The suggestions included “ip,” “se,” “um” and “le.” There was “hizzer” (a combination of “his” and “her”), “heesh” (he/she) and “himmer” (him/her).
In the 1800’s Charles Converse, lawyer and composer of “What a Friend We Have in Jesus,” suggested “thon.” That word actually caught on for a while.
The Sacramento Bee proposed “hir” and used that word sporadically in the newspaper into the 1940s.
People continue to invent new pronouns, or neopronouns.
Utahn Bee Barbera, who identifies as nonbinary, uses “they/them,” as well as what are now called nounself pronouns — pronouns derived from nouns. Barbera uses “fae/faer,” derived from the word “faery.” They found “fae/faer” on the social media platform Tumblr 10 years ago, but just started using them this year.
“For me, (rather than an association with the magical and fantastic) it expresses a concept of femininity outside of the binary,” they said. “That’s a pronoun I predominantly use with other trans and nonbinary people because I know that for a lot of people who aren’t comfortable or familiar with neopronouns, ‘they’ is already still such a struggle.”
When people use the pronouns Barbera has chosen, they say, “it means that they’re acknowledging me, under my reality, rather than their assumed reality of me. So, for instance, if someone were to refer to me as ‘she/her’ … they tell me that they see me as a woman. They tell me that they would rather assign me their perception … rather than take the time to ask me, ‘What are your pronouns?’”
Baron says today, English speakers and writers haven’t been able to agree on just one solution. But “they,” which had been a plural pronoun on paper, is clearly the default nongendered singular pronoun.
Lori Miller, who has a child in their twenties she raised as a daughter and now identifies as nonbinary and uses “they/them,” says she tries to use that pronoun. But because she was taught the older rules of grammar as a child, it sounds incorrect.
“My brain just goes, ‘That’s wrong. That’s wrong. That’s wrong,’” Miller says, but she says she won’t stop trying to use the pronoun.
“Oh, yes, I will try. I can’t guarantee I will get it right every time, but I will try because I want her to feel comfortable. ‘Her.’ Like, see, I did it wrong again.”
Barbera says people today use singular ‘they’ all the time without thinking about it.
“People use it in circumstances such as, ‘The mail person came by today. I wonder what they left …. Someone left their jacket there.’
“Oftentimes, we use language without assuming people’s gender, or pronouns. And we do that naturally.”
Language, Baron says, will adapt to “they” the way it did to “you.”

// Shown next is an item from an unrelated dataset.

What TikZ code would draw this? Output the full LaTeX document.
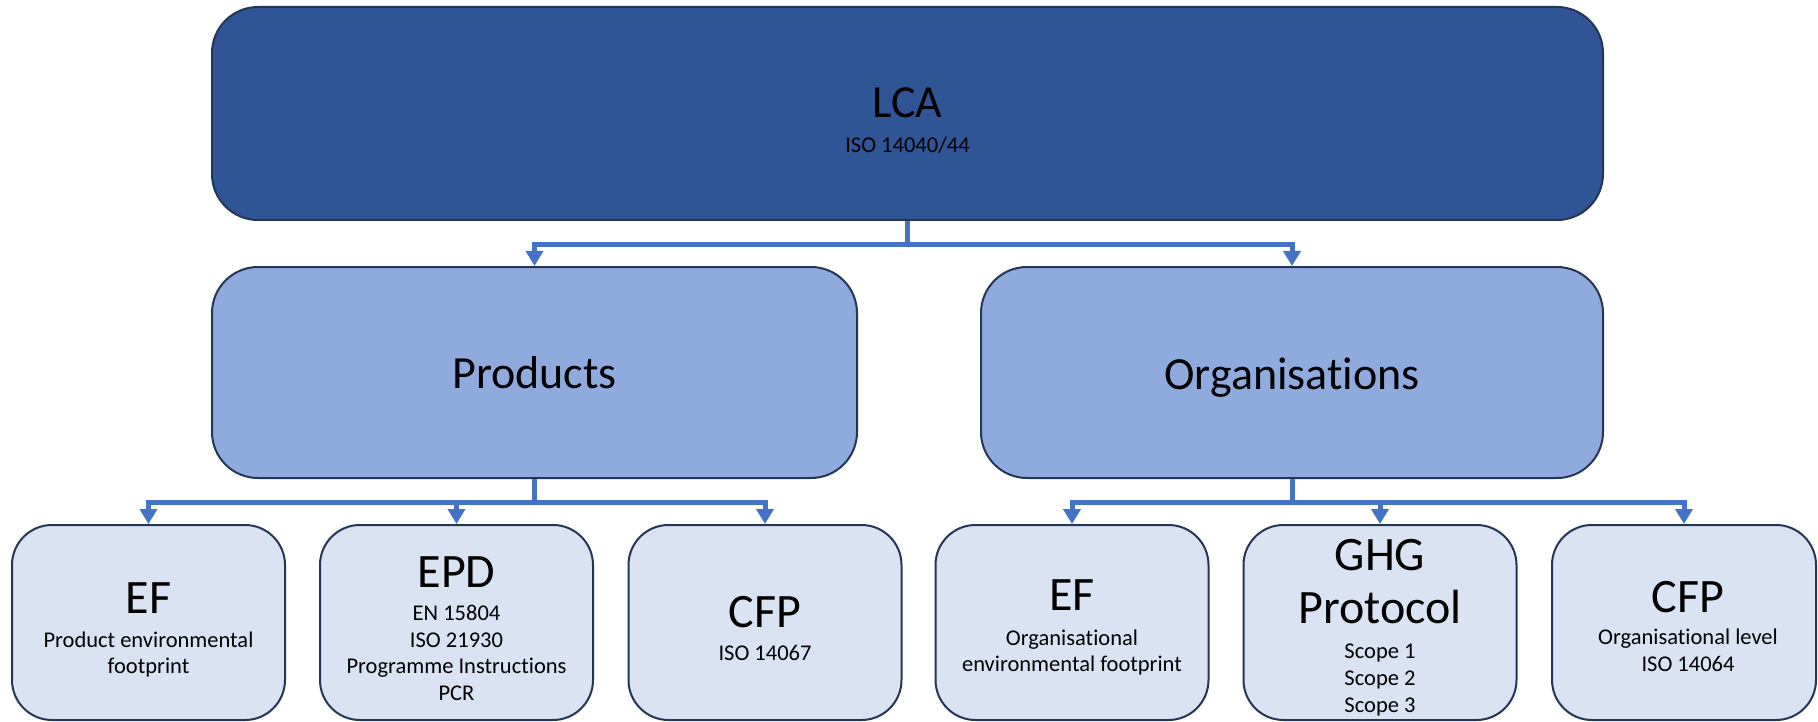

“You” was once only plural. “Thou,” “thee,” and “thy,” were the singular forms.
At some point, people decided that “thou” was too informal to use when speaking to someone of stature, such as a king or queen. “You” became the polite option. Over 100 to 200 years, singular “you” spread and now you have the “you” of today.
Kyl Myers, a sociologist who has been living in Utah and Australia and who allowed her son, Zoomer, to choose their pronoun when they felt they were ready and wrote a book about that, says there is no perfect word.
“We’re just not ever going to find some perfect pronoun that everybody knows about and everybody likes better because just our language evolves,” she says. “I don’t think making a third box is the answer.”